Non so in quanti si ricordino dei Cactus, gruppo di Long Island formato nel 1969 dall’ex sezione ritmica dei Vanilla Fudge, ovvero il bassista Tim Bogert ed il batterista Carmine Appice (*NDB Io si! https://discoclub.myblog.it/2016/10/28/ci-riprovano-lennesima-volta-cactus-black-dawn/ ) . Fautrice di un hard rock con copiose iniezioni di blues (che li aveva fatti definire da qualche critico troppo entusiasta “i Led Zeppelin americani”), la band ebbe il suo momento di gloria dal 1969 al 1972, con la pubblicazione di quattro album che diedero loro una discreta popolarità; poi Bogert e Appice si unirono al grande Jeff Beck per registrare il seminale Beck, Bogert & Appice ed il gruppo si dissolse. Una prima reunion si ebbe nel 1976 per mano del cantante originale Rusty Day, ma la nuova formazione non consegnò alcunché ai posteri: per avere un nuovo album dei nostri bisognerà attendere il 2006 quando i redivivi Bogert e Appice (insieme anche al chitarrista originale Jim McCarthy, ex Detroit Wheels) pubblicheranno Cactus V, un lavoro peraltro abbastanza ignorato, cosa che peraltro capiterà anche a Black Dawn, uscito nel 2016.

Ora a sorpresa la band dello stato di New York ritorna con Tightrope, il loro settimo lavoro in studio: Appice è ormai rimasto l’ultimo tra i membri originali (Bogert ci ha lasciato nel gennaio di quest’anno, ma non faceva più parte del gruppo già da anni) e si è circondato di onesti mestieranti come il chitarrista Paul Warren (per anni con Rod Stewart), il bassista Jimmy Caputo, l’armonicista Randy Pratt ed il cantante Jimmy Kunes, con McCarthy che si limita ad una comparsata in un paio di canzoni. Devo dire in tutta sincerità che non mi aspettavo nulla di buono da questo nuovo lavoro della band, sia perché Appice è uno che per soldi suonerebbe anche nella sigla di Peppa Pig, sia per il fatto che il gruppo in sé è formato da comprimari, ed anche perché la Cleopatra (etichetta di Los Angeles che distribuisce il CD) spesso non è garanzia di qualità.

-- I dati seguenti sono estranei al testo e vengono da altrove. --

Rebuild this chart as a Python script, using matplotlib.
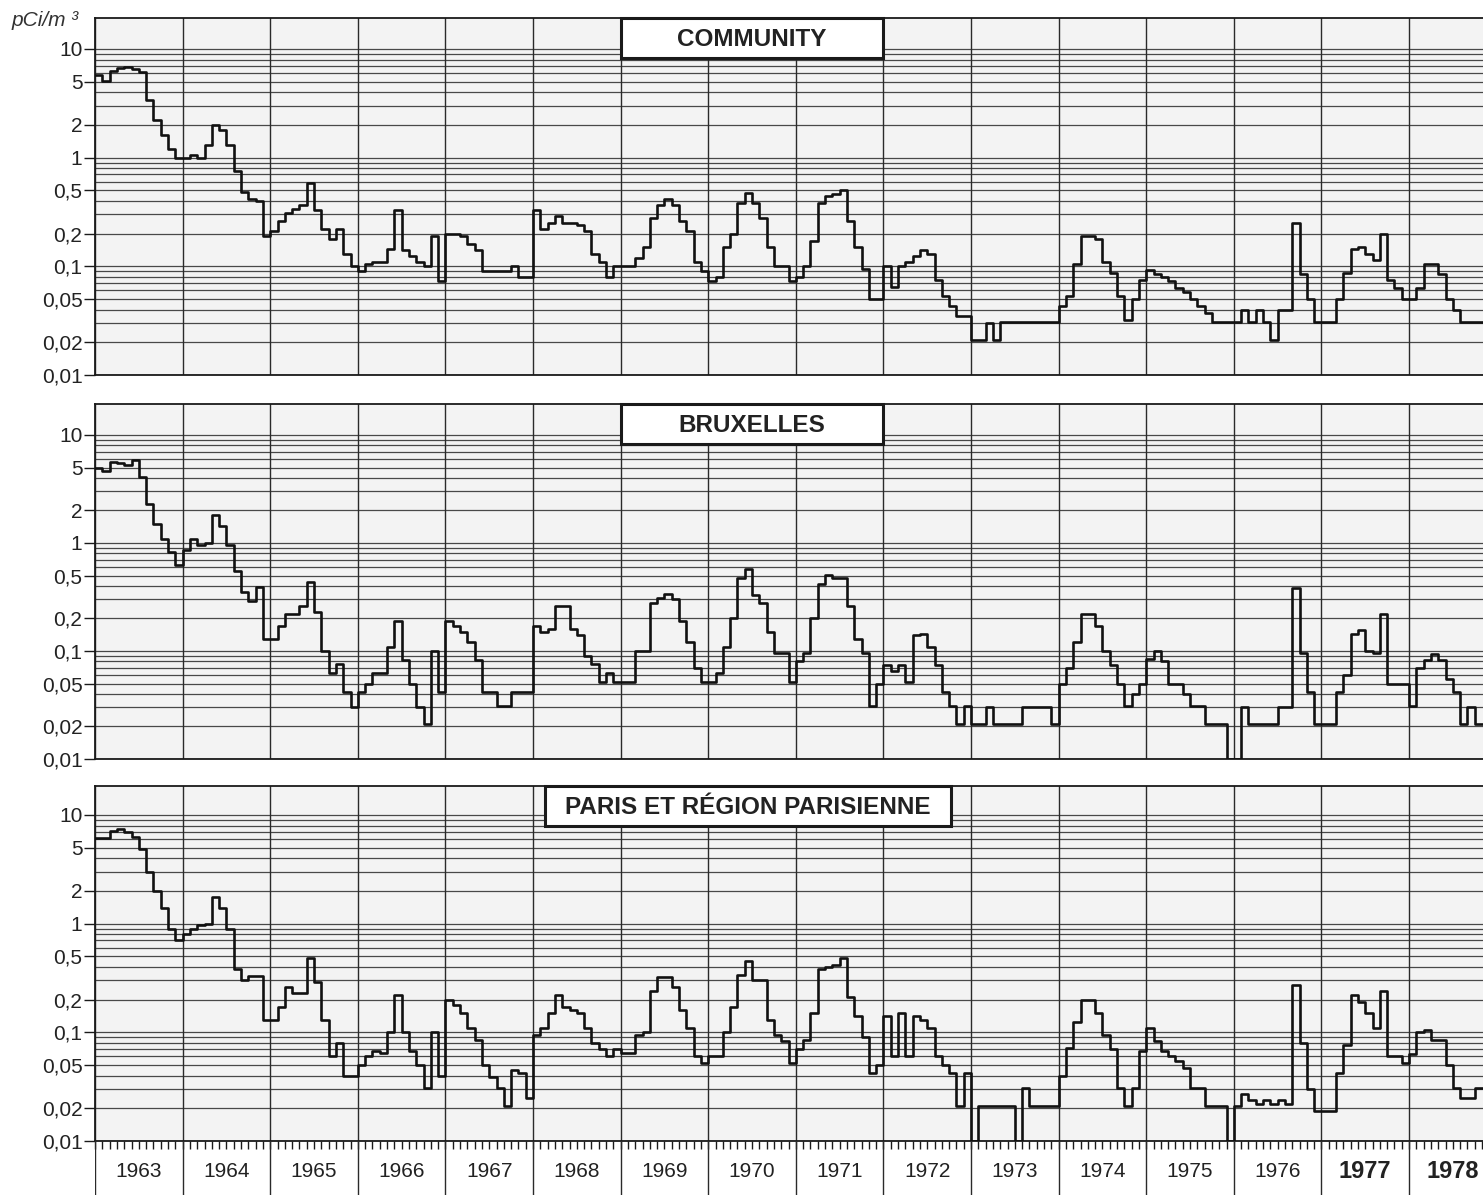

Invece in parte mi devo ricredere: Tightrope non è certamente un capolavoro, ma neppure una ciofeca, ed in poco più di un’ora (forse anche venti minuti in meno sarebbero bastati) riesce ad intrattenere con una bella dose di rock-blues di matrice hard, un suono decisamente robusto che negli anni 70 andava per la maggiore.

Appice sarà quello che sarà, ma quando si siede ai tamburi picchia ancora come un fabbro, Kunes è un cantante sufficientemente potente ed espressivo e le parti chitarristiche non sono disprezzabili, anche se qua e là i suoni sono un po’ tagliati con l’accetta. Si parte in maniera potente con la title track, rock-blues roccioso con reminiscenze zeppeliniane sia nel sound che nel cantato: forse il songwriting non è proprio di prima scelta ma lo scopo viene comunque raggiunto grazie ad una buona tecnica ed una discreta dose di feeling. Papa Was A Rolling Stone è proprio la vecchia hit dei Temptations, anche se qui il pezzo viene completamente stravolto diventando una rock song sanguigna alla quale l’armonica dona un sapore blues; All Shook Up invece non è quella di Elvis ma una canzone nuova, un rock’n’roll con chitarre al vento e steroidi a mille, mentre Poison In Paradise è una riuscita ballatona elettrica dai forti umori blues, notturna, cadenzata e sinuosa.

Con Third Time Gone si torna a pestare duro, ma il suono di fondo ha forti connessioni southern, a differenza delle solide Shake That Thing e Primitive Touch che rimandano ancora all’ex gruppo di Page & Plant, pur non raggiungendo gli stessi livelli di eccellenza (e ci mancherebbe). Preaching Woman Man Blues è appunto un buon blues saltellante, adatto per la voce arrochita di Kunes ed abbastanza coinvolgente grazie anche all’ottima prestazione di tutta la band; Elevation, puro hard rock ancora dalle tinte blues, porta al pezzo centrale del CD, ovvero la lunga Suite 1 And 2: Everlong, All The Madmen, rock ballad soffusa e quasi psichedelica che rimanda decisamente al sound di fine sixties, con la chitarra di Warren che nel finale si erge a protagonista assoluta. La vivace Headed For A Fall, puro blues dal ritmo acceso, ed il rock anni 70 di Wear It Out chiudono un disco che, pur non essendo affatto imprescindibile, è molto meglio di quanto avessi previsto.